Warm up
Time Limit: 10000/5000 MS (Java/Others) Memory Limit: 65535/65535 K (Java/Others)
Total Submission(s): 10317 Accepted Submission(s): 2380
Problem Description
N planets are connected by M bidirectional channels that allow instant transportation. It's always possible to travel between any two planets through these channels.
If we can isolate some planets from others by breaking only one channel , the channel is called a bridge of the transportation system.
People don't like to be isolated. So they ask what's the minimal number of bridges they can have if they decide to build a new channel.
Note that there could be more than one channel between two planets.
Input
The input contains multiple cases.
Each case starts with two positive integers N and M , indicating the number of planets and the number of channels.

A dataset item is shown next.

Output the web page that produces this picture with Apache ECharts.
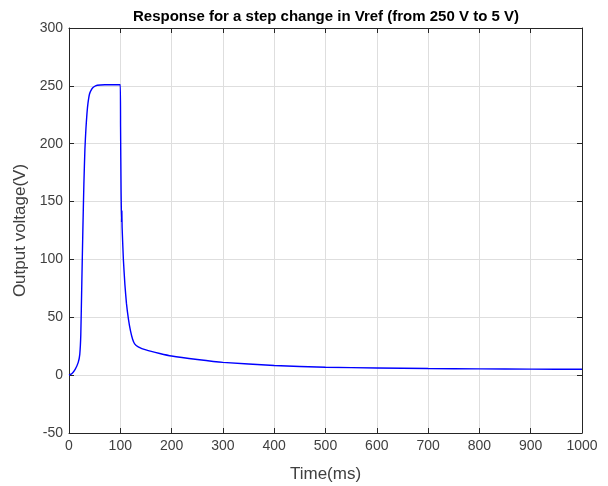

(2<=N<=200000, 1<=M<=1000000)
Next M lines each contains two positive integers A and B, indicating a channel between planet A and B in the system. Planets are numbered by 1..N.
A line with two integers '0' terminates the input.
Output
For each case, output the minimal number of bridges after building a new channel in a line.
Sample Input
4 4 1 2 1 3 1 4 2 3 0 0
Sample Output
0
題目大意 : 有一個連通的無向圖, 現在要給這張圖添加一條邊, 讓你求添加一條邊以後,圖中橋的數量的最小值
思路 : 如果知道樹的直徑這個概念的話, 思路就不難想到, 要想使得橋的數量最小, 那麼一定讓圖的雙連通性最大, 也就是一條邊可以讓最多的點形成雙聯通,也就是樹的直徑了,所以先縮點,注意處理重邊,然後對這棵樹進行兩次dfs求出樹的直徑。
這些操作都很簡單,主要是題目對時間和內存要求比較高,平時這兩個地方不嚴謹的話很容易TLE或MLE
經過多次實驗,最穩妥的辦,法就是數組卡着內存開,點多用鏈式前向星, 縮完點後點少了用vector
Accepted code
#include<iostream>
#include<algorithm>
#include<cstring>
#include<vector>
#include<stack>
using namespace std;
#define sc scanf
#define ls rt << 1
#define rs ls | 1
#define Min(x, y) x = min(x, y)
#define Max(x, y) x = max(x, y)
#define ALL(x) (x).begin(),(x).end()
#define SZ(x) ((int)(x).size())
#define MEM(x, b) memset(x, b, sizeof(x))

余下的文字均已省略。